**WRITTEN PROBLEM:**
Reproduce all the lines below exactly and omit the images.

**AVAILABLE DATA:**
★ ★ ★ ★

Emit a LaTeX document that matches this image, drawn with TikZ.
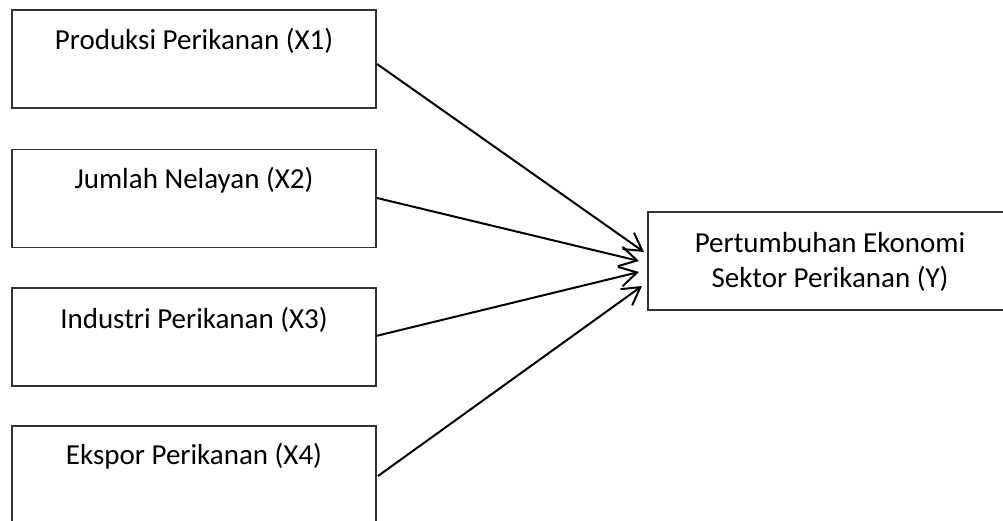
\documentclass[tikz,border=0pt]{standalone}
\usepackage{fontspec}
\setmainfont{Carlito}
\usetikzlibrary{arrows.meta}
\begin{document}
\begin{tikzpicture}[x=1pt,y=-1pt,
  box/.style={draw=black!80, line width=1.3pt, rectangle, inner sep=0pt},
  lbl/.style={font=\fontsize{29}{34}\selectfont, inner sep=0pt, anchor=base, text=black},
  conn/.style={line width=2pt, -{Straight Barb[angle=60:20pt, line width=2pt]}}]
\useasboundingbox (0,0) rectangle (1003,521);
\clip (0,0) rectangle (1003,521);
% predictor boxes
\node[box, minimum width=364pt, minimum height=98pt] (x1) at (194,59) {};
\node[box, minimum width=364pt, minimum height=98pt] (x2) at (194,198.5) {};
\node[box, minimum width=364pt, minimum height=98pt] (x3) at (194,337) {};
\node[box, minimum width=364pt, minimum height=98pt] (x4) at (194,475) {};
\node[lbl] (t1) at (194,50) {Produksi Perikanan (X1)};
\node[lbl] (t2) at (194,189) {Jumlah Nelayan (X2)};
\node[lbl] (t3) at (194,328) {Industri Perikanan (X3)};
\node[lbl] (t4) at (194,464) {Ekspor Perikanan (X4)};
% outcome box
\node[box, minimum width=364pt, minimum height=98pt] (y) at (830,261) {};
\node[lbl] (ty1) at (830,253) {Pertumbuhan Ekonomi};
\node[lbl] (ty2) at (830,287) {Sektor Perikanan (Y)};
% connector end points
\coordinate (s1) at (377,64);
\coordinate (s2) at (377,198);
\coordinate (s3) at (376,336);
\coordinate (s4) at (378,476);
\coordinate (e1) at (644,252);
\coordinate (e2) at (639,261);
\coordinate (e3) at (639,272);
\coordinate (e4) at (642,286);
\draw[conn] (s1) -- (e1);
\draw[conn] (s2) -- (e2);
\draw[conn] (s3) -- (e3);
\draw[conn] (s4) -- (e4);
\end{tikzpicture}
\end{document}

★ ★ ★ ★

**OUTPUT BELOW:**
Emit a LaTeX document that matches this image, drawn with TikZ.
\documentclass[tikz,border=0pt]{standalone}
\usepackage{fontspec}
\setmainfont{Carlito}
\usetikzlibrary{arrows.meta}
\begin{document}
\begin{tikzpicture}[x=1pt,y=-1pt,
  box/.style={draw=black!80, line width=1.3pt, rectangle, inner sep=0pt},
  lbl/.style={font=\fontsize{29}{34}\selectfont, inner sep=0pt, anchor=base, text=black},
  conn/.style={line width=2pt, -{Straight Barb[angle=60:20pt, line width=2pt]}}]
\useasboundingbox (0,0) rectangle (1003,521);
\clip (0,0) rectangle (1003,521);
% predictor boxes
\node[box, minimum width=364pt, minimum height=98pt] (x1) at (194,59) {};
\node[box, minimum width=364pt, minimum height=98pt] (x2) at (194,198.5) {};
\node[box, minimum width=364pt, minimum height=98pt] (x3) at (194,337) {};
\node[box, minimum width=364pt, minimum height=98pt] (x4) at (194,475) {};
\node[lbl] (t1) at (194,50) {Produksi Perikanan (X1)};
\node[lbl] (t2) at (194,189) {Jumlah Nelayan (X2)};
\node[lbl] (t3) at (194,328) {Industri Perikanan (X3)};
\node[lbl] (t4) at (194,464) {Ekspor Perikanan (X4)};
% outcome box
\node[box, minimum width=364pt, minimum height=98pt] (y) at (830,261) {};
\node[lbl] (ty1) at (830,253) {Pertumbuhan Ekonomi};
\node[lbl] (ty2) at (830,287) {Sektor Perikanan (Y)};
% connector end points
\coordinate (s1) at (377,64);
\coordinate (s2) at (377,198);
\coordinate (s3) at (376,336);
\coordinate (s4) at (378,476);
\coordinate (e1) at (644,252);
\coordinate (e2) at (639,261);
\coordinate (e3) at (639,272);
\coordinate (e4) at (642,286);
\draw[conn] (s1) -- (e1);
\draw[conn] (s2) -- (e2);
\draw[conn] (s3) -- (e3);
\draw[conn] (s4) -- (e4);
\end{tikzpicture}
\end{document}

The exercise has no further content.